Он, робея и смущаясь, попросил, если это только возможно, познакомить его с Марком Галлаем. Это его давняя мечта: встретиться с этим замечательным лётчиком-испытателем, он прочитал его записки — после Сент-Экзюпери не было книги, которая так много для него, бывшего лётчика, значила. Мы обещали устроить встречу, сказав, что это не составит большого труда, поскольку у некоторых сотрудников журнала с Галлаем давние дружеские отношения.

Это его очень расположило к нам, и он стал с жаром объяснять, что у него есть к Галлаю дело деликатного свойства. То, что он затем рассказал, признаюсь, поразило меня. Недавно на русский язык перевели его книгу, он должен в Москве получить гонорар. Перед отъездом они с женой решили, что этот гонорар он не будет тратить, пока не выяснит, не нуждается ли в деньгах Галлай. Если нуждается, гонорар будет вручён ему. Он слышал, что у Галлая были какие-то серьёзные неприятности (выяснилось, что он имеет в виду незадолго перед этим напечатанное заушательское письмо, подписанное четырьмя генералами, в котором воспоминания Галлая о сорок первом годе «Первый бой мы выиграли» квалифицировались как очернительские, видимо, каким-то образом дошло это и до Румынии).
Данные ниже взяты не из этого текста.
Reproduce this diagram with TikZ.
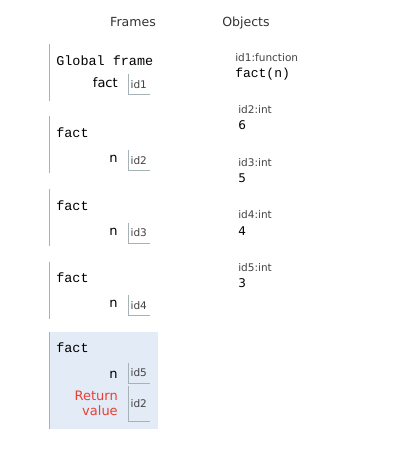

Я редко сталкивался с такой щедрой формой читательской благодарности.

И ещё одно. Как быстро в странах народной демократии (так они тогда назывались) устанавливалась та же система свирепого идеологического контроля и стали применяться те же способы расправы с неугодными писателями, что и у “старшего брата” в Советском Союзе. Румынский писатель уже прекрасно понимал, что после такой дубинной статьи, которой огрели Галлая и которая, конечно, была заказана сверху, перестают печатать новые вещи, переиздавать старые — и на что тогда писателю жить? Эти, вероятно, хорошо знакомые ему “оргвыводы”, всегда следующие за “проработкой”, и привели его к мысли материально поддержать любимого автора, попавшего в трудное положение.